┌──
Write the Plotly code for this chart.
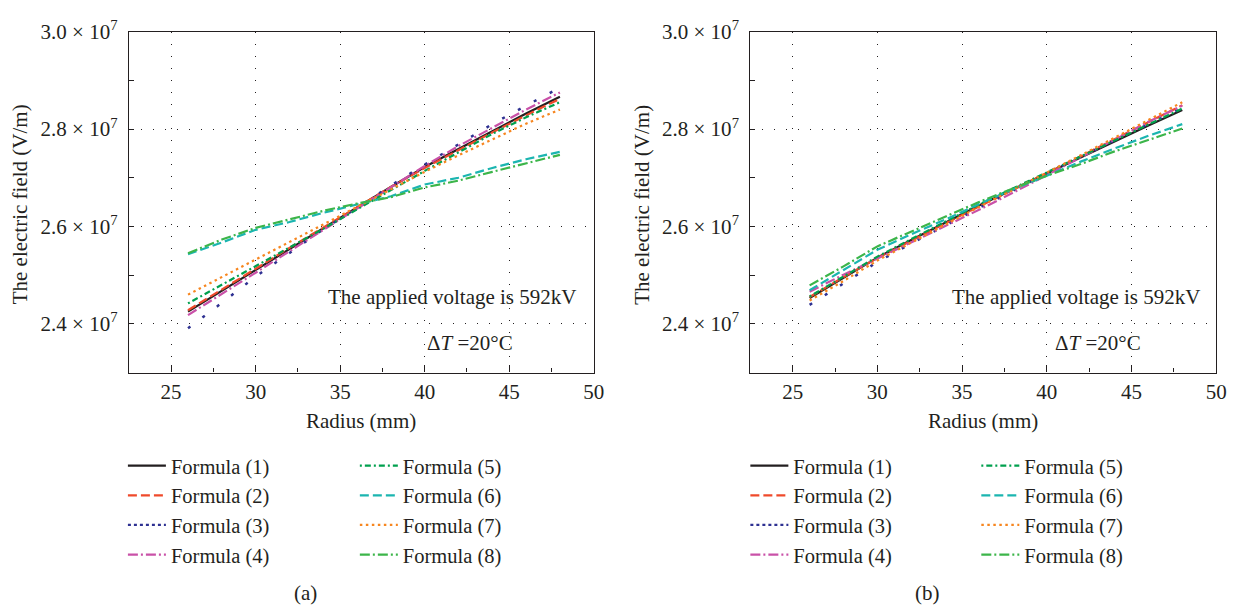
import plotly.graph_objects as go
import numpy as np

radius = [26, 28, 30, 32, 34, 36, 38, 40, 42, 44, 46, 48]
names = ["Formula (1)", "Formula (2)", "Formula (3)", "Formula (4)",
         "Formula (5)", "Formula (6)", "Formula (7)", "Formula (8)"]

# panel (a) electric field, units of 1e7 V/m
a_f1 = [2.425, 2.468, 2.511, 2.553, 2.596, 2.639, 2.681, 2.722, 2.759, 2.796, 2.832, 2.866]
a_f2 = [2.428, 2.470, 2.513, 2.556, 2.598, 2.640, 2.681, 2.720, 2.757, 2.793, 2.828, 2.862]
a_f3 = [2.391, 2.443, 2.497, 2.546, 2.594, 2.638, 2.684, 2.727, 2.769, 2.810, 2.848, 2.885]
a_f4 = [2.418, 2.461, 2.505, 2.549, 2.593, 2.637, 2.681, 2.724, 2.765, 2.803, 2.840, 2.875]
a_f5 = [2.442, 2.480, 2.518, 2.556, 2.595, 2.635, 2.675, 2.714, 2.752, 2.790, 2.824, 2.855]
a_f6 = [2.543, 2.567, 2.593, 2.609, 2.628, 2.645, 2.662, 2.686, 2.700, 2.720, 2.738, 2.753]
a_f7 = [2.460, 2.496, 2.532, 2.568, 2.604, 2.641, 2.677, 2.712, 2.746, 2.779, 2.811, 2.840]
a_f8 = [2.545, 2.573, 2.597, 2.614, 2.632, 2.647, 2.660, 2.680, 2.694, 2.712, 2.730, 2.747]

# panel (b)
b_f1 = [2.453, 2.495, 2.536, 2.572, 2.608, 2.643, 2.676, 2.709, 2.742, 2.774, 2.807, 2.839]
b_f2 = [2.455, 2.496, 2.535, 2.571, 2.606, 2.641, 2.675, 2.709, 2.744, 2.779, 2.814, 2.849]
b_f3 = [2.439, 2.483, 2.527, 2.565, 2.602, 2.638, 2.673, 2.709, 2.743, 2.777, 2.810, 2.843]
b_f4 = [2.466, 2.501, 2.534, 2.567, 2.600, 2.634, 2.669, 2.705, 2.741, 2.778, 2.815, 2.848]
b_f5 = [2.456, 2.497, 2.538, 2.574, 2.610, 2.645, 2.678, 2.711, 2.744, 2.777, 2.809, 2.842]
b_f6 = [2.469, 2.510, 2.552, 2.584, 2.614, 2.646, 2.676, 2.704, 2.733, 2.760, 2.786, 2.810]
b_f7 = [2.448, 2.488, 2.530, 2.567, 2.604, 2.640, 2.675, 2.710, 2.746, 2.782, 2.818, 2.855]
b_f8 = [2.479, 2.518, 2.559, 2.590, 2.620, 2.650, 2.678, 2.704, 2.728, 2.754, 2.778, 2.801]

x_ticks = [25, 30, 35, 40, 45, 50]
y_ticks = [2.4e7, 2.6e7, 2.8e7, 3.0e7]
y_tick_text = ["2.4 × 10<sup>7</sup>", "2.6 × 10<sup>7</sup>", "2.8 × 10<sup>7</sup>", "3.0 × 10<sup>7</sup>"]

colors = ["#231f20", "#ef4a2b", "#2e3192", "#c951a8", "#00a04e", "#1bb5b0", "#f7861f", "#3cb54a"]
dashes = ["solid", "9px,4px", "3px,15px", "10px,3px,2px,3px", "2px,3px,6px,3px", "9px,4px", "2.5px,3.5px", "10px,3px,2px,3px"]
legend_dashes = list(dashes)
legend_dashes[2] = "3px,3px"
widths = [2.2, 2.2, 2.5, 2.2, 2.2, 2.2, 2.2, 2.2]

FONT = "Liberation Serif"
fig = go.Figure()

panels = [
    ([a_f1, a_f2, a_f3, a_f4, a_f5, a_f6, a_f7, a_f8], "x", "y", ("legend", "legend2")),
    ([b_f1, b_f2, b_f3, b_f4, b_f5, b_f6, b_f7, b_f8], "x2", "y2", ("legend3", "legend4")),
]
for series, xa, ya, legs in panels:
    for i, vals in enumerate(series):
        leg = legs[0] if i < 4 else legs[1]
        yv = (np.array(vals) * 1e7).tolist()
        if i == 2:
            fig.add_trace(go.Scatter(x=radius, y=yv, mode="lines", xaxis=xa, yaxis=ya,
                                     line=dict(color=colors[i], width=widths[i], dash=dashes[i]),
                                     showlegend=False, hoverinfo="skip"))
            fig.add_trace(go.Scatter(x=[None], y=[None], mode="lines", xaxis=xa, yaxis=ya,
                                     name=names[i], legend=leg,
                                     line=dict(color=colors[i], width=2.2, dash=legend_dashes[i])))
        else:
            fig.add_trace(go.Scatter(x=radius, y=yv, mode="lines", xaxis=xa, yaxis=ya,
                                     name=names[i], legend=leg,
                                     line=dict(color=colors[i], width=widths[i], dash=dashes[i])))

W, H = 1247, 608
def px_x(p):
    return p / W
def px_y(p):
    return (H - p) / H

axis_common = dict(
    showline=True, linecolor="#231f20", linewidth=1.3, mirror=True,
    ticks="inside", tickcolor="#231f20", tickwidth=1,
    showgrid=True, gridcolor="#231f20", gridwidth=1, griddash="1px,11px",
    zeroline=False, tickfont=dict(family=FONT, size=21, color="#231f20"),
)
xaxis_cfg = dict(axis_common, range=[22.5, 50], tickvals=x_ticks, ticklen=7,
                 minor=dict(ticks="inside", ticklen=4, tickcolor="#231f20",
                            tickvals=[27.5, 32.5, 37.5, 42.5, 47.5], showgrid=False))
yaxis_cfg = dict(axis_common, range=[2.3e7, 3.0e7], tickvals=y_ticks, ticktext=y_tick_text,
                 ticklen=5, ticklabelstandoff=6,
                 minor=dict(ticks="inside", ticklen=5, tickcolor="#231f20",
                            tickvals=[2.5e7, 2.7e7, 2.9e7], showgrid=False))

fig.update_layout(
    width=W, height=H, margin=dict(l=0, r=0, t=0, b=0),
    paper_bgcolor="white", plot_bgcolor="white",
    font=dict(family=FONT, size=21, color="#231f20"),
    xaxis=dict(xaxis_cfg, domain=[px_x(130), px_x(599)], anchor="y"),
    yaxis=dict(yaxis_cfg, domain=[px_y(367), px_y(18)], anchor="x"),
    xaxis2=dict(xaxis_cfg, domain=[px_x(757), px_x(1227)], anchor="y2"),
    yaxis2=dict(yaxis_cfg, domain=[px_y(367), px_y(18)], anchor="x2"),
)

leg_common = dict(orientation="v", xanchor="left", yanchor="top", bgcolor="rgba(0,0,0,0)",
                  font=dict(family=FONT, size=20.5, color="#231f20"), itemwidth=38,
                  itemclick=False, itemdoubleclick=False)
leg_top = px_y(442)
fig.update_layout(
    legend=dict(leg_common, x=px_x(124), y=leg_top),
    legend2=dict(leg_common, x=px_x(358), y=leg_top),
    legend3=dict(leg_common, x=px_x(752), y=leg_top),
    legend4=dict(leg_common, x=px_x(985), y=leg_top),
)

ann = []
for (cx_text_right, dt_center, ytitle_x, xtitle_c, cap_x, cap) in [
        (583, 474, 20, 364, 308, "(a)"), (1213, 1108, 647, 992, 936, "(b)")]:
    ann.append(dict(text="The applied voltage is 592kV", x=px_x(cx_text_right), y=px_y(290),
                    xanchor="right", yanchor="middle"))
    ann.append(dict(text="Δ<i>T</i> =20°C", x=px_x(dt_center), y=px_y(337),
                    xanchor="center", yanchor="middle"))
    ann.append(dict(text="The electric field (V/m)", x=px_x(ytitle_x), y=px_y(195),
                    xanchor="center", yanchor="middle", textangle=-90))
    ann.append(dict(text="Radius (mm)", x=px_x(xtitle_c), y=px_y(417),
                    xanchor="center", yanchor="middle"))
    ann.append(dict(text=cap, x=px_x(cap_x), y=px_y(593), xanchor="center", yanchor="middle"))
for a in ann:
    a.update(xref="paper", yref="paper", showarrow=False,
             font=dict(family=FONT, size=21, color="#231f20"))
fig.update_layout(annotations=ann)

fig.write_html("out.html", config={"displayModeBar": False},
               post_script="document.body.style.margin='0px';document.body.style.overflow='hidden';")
└──
With the pictures left out, restate word for word every line of the data above, from the first down to the line that contains "2.712, 2.730, 2.747]".

Write the Plotly code for this chart.
import plotly.graph_objects as go
import numpy as np

radius = [26, 28, 30, 32, 34, 36, 38, 40, 42, 44, 46, 48]
names = ["Formula (1)", "Formula (2)", "Formula (3)", "Formula (4)",
         "Formula (5)", "Formula (6)", "Formula (7)", "Formula (8)"]

# panel (a) electric field, units of 1e7 V/m
a_f1 = [2.425, 2.468, 2.511, 2.553, 2.596, 2.639, 2.681, 2.722, 2.759, 2.796, 2.832, 2.866]
a_f2 = [2.428, 2.470, 2.513, 2.556, 2.598, 2.640, 2.681, 2.720, 2.757, 2.793, 2.828, 2.862]
a_f3 = [2.391, 2.443, 2.497, 2.546, 2.594, 2.638, 2.684, 2.727, 2.769, 2.810, 2.848, 2.885]
a_f4 = [2.418, 2.461, 2.505, 2.549, 2.593, 2.637, 2.681, 2.724, 2.765, 2.803, 2.840, 2.875]
a_f5 = [2.442, 2.480, 2.518, 2.556, 2.595, 2.635, 2.675, 2.714, 2.752, 2.790, 2.824, 2.855]
a_f6 = [2.543, 2.567, 2.593, 2.609, 2.628, 2.645, 2.662, 2.686, 2.700, 2.720, 2.738, 2.753]
a_f7 = [2.460, 2.496, 2.532, 2.568, 2.604, 2.641, 2.677, 2.712, 2.746, 2.779, 2.811, 2.840]
a_f8 = [2.545, 2.573, 2.597, 2.614, 2.632, 2.647, 2.660, 2.680, 2.694, 2.712, 2.730, 2.747]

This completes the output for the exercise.